● **Exercise directions**
Copy the lines of the data below exactly, starting at the first and stopping after the line that contains "edges = bin_lo"; include no pictures.

========

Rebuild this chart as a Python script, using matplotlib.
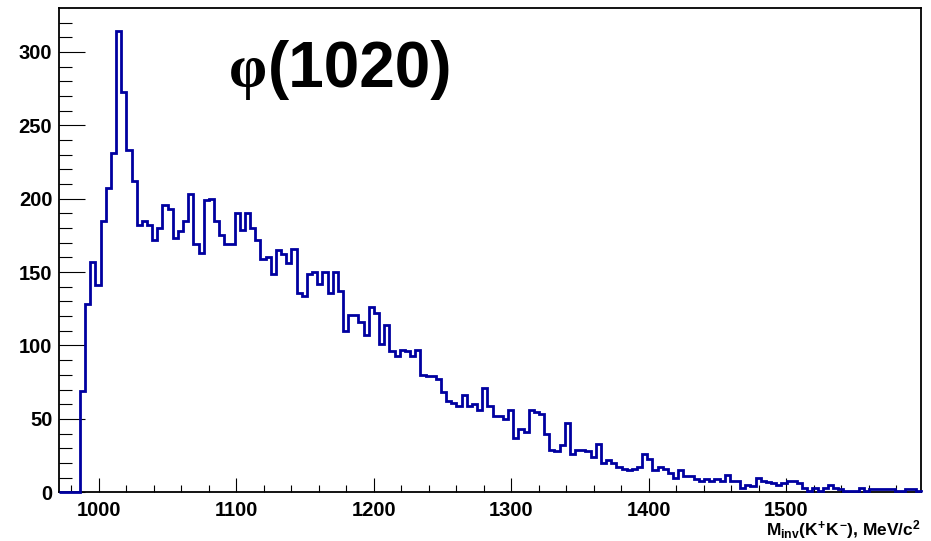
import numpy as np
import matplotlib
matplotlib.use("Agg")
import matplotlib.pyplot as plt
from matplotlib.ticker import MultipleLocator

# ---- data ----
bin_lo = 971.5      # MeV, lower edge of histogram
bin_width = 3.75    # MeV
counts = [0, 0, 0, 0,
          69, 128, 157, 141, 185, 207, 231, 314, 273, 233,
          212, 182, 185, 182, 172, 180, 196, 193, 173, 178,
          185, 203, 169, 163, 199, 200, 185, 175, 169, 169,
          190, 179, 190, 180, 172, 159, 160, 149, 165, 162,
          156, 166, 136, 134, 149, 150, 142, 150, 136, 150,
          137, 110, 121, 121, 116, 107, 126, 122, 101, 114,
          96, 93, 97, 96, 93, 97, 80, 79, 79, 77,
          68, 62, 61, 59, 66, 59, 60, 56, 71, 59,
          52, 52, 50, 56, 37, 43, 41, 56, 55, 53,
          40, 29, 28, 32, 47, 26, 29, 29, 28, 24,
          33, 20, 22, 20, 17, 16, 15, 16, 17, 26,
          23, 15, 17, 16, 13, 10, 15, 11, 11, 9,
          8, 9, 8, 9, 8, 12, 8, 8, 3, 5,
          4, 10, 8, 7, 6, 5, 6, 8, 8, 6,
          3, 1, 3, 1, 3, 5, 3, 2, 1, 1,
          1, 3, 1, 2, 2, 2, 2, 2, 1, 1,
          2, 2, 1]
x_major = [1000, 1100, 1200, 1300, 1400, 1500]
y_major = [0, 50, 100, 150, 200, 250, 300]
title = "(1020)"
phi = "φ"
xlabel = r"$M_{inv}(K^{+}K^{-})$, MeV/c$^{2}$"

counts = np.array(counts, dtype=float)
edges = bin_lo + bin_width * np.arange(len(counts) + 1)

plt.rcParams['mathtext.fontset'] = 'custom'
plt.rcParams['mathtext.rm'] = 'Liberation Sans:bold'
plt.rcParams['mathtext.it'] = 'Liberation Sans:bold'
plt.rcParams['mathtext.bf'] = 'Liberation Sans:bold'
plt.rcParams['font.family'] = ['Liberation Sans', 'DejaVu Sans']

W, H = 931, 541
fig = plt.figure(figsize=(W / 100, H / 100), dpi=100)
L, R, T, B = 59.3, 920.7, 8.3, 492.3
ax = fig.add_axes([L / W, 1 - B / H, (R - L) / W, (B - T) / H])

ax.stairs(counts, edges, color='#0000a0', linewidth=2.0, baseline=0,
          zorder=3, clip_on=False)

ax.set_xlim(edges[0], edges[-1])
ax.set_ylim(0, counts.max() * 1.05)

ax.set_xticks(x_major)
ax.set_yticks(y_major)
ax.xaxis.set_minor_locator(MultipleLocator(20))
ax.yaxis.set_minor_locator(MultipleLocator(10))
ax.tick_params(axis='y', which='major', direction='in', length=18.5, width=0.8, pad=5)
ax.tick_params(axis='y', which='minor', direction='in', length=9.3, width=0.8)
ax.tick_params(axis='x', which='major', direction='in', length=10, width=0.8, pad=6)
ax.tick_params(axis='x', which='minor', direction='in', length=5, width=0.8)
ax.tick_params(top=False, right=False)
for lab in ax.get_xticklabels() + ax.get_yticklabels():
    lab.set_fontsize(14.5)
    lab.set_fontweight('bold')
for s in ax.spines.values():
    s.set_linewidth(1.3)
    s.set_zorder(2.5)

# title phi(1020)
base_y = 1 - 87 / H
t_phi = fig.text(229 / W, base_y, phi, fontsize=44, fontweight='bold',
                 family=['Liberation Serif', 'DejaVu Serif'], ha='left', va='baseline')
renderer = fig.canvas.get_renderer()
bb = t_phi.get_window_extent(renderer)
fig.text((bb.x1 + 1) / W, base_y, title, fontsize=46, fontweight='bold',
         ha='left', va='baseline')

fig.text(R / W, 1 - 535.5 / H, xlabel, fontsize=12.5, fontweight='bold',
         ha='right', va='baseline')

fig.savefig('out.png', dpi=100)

========

● **Finished answer**
Rebuild this chart as a Python script, using matplotlib.
import numpy as np
import matplotlib
matplotlib.use("Agg")
import matplotlib.pyplot as plt
from matplotlib.ticker import MultipleLocator

# ---- data ----
bin_lo = 971.5      # MeV, lower edge of histogram
bin_width = 3.75    # MeV
counts = [0, 0, 0, 0,
          69, 128, 157, 141, 185, 207, 231, 314, 273, 233,
          212, 182, 185, 182, 172, 180, 196, 193, 173, 178,
          185, 203, 169, 163, 199, 200, 185, 175, 169, 169,
          190, 179, 190, 180, 172, 159, 160, 149, 165, 162,
          156, 166, 136, 134, 149, 150, 142, 150, 136, 150,
          137, 110, 121, 121, 116, 107, 126, 122, 101, 114,
          96, 93, 97, 96, 93, 97, 80, 79, 79, 77,
          68, 62, 61, 59, 66, 59, 60, 56, 71, 59,
          52, 52, 50, 56, 37, 43, 41, 56, 55, 53,
          40, 29, 28, 32, 47, 26, 29, 29, 28, 24,
          33, 20, 22, 20, 17, 16, 15, 16, 17, 26,
          23, 15, 17, 16, 13, 10, 15, 11, 11, 9,
          8, 9, 8, 9, 8, 12, 8, 8, 3, 5,
          4, 10, 8, 7, 6, 5, 6, 8, 8, 6,
          3, 1, 3, 1, 3, 5, 3, 2, 1, 1,
          1, 3, 1, 2, 2, 2, 2, 2, 1, 1,
          2, 2, 1]
x_major = [1000, 1100, 1200, 1300, 1400, 1500]
y_major = [0, 50, 100, 150, 200, 250, 300]
title = "(1020)"
phi = "φ"
xlabel = r"$M_{inv}(K^{+}K^{-})$, MeV/c$^{2}$"

counts = np.array(counts, dtype=float)
edges = bin_lo + bin_width * np.arange(len(counts) + 1)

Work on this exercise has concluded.